Patterns and Predictability in Borrower Behavior
Readers are idiosyncratic. Recent work with library data has underscored this fact more than ever, but it has also drawn attention to specific patterns in reading behavior – many even unexpected. What, then, is the relation between borrowing patterns and borrower idiosyncrasy at the broader level of overall library use: across many patrons’ full borrowing history?
I had the pleasure of presenting on this subject at the excellent Library Circulation Histories Workshop over the past couple weeks. I explored approaches to logistic modeling with data from the Muncie, Indiana library checkout records database What Middletown Read in order to test the degree to which patrons’ borrowing histories are predictive of whether they borrowed a book by any given author.
In the process, my goal was to evaluate the assumptions and consequences of modeling borrower behavior itself given the peculiarities of library checkout data and the mechanics of logistic regression. I suggest that we should treat models of borrowing habits or patron predictability as measures of the legibility of taste. In the recording below, I also discuss implications of:
- Treating the models' latent variable as taste (rather than utility);
- Class imbalance, the fact that borrowing a book by any given author is a statistically “rare event”;
- The relative unhelpfulness of super users and ultra-popular novels vs the relative instructiveness, in the aggregate, of moderate-volume borrowers;
- Interpreting distribution of error for cultural choices as pertaining to individual idiosyncrasy;
- False positives, which may indicate what patrons should have read (valid “recommended reading”) or did read outside the span of the data (at a different time or in a different context); and
- The necessity of understanding library and print culture when working with such data.
Here is a copy of the slides that I used as well.
Though I won’t go into the detail here that I do in my presentation, the figure below shows concluding results for a several important authors (after a few key sampling and method optimizations). Each dot represents a patron who either borrowed (orange) or did not (blue) the author named in each plot; the y-axis marks the probability assigned by the model to each case. The plots thus correspond to a classic confusion matrix: true positives in upper left, false positives in upper right, false negatives in lower left, and true negatives in lower right.
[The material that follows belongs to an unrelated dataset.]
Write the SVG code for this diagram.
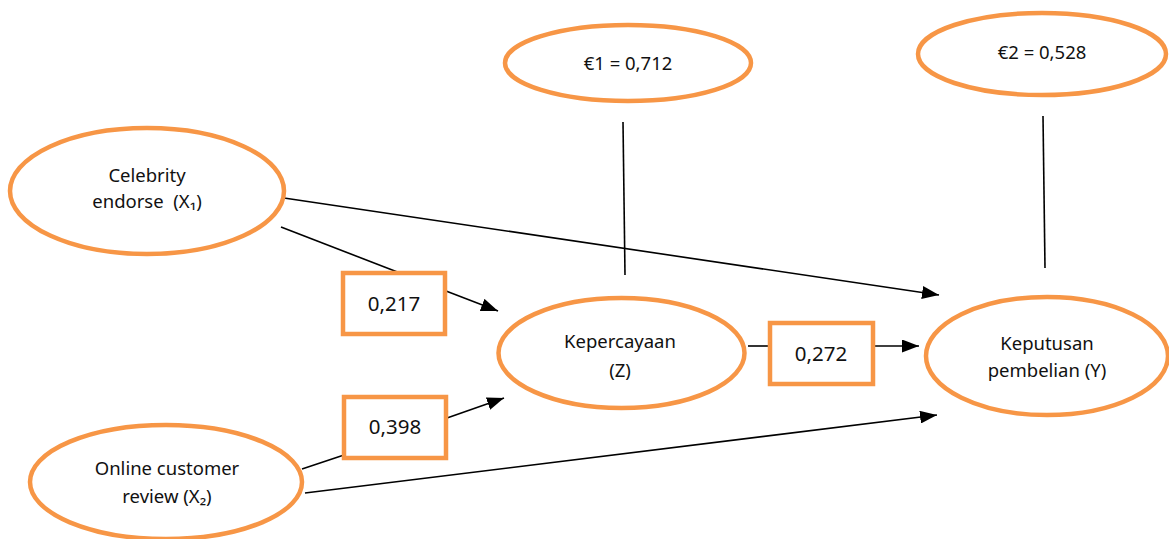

I’ve printed the accuracy (proportion of total correct predictions) and sensitivity (proportion of correctly predicted positive cases) for each author model.
Based on the qualified success of prediction despite limitations outlined above, we can identify four key factors that improve the fit of models of whether patrons borrowed an author’s work – in other words, four key scenarios in which a patron’s underlying taste is more legible or internally consistent.
- Authors who were more popular as measured by more total checkouts, such as the sentimental novelist Mary Johnston and romance writer Booth Tarkington – but not extremely popular, as Louisa May Alcott was;
- Authors with many books held by the library, such as the prolific Horatio Alger despite his broad appeal and extraordinary popularity;
- Authors who wrote in a particular genre, movement, or otherwise relatively niche part of the literary marketplace, such as the realist Harold Frederic and the detective writer Anna Katharine Green;
- Authors who did not belong to the emergent popular – and thus intersectional – canon, unlike Sam Clemens aka Mark Twain, Nathaniel Hawthorne, and Charles Dickens (not pictured).
Several co-participants and I subsequently had a great forum discussion that touched on some additional issues surrounding multicollinearity and temporal unevenness when working with cultural data that I could only briefly address in my presentation. There’s clearly a lot more exciting work to be done in this area (and if anyone reading this is dong it, I hope you’ll drop me a line).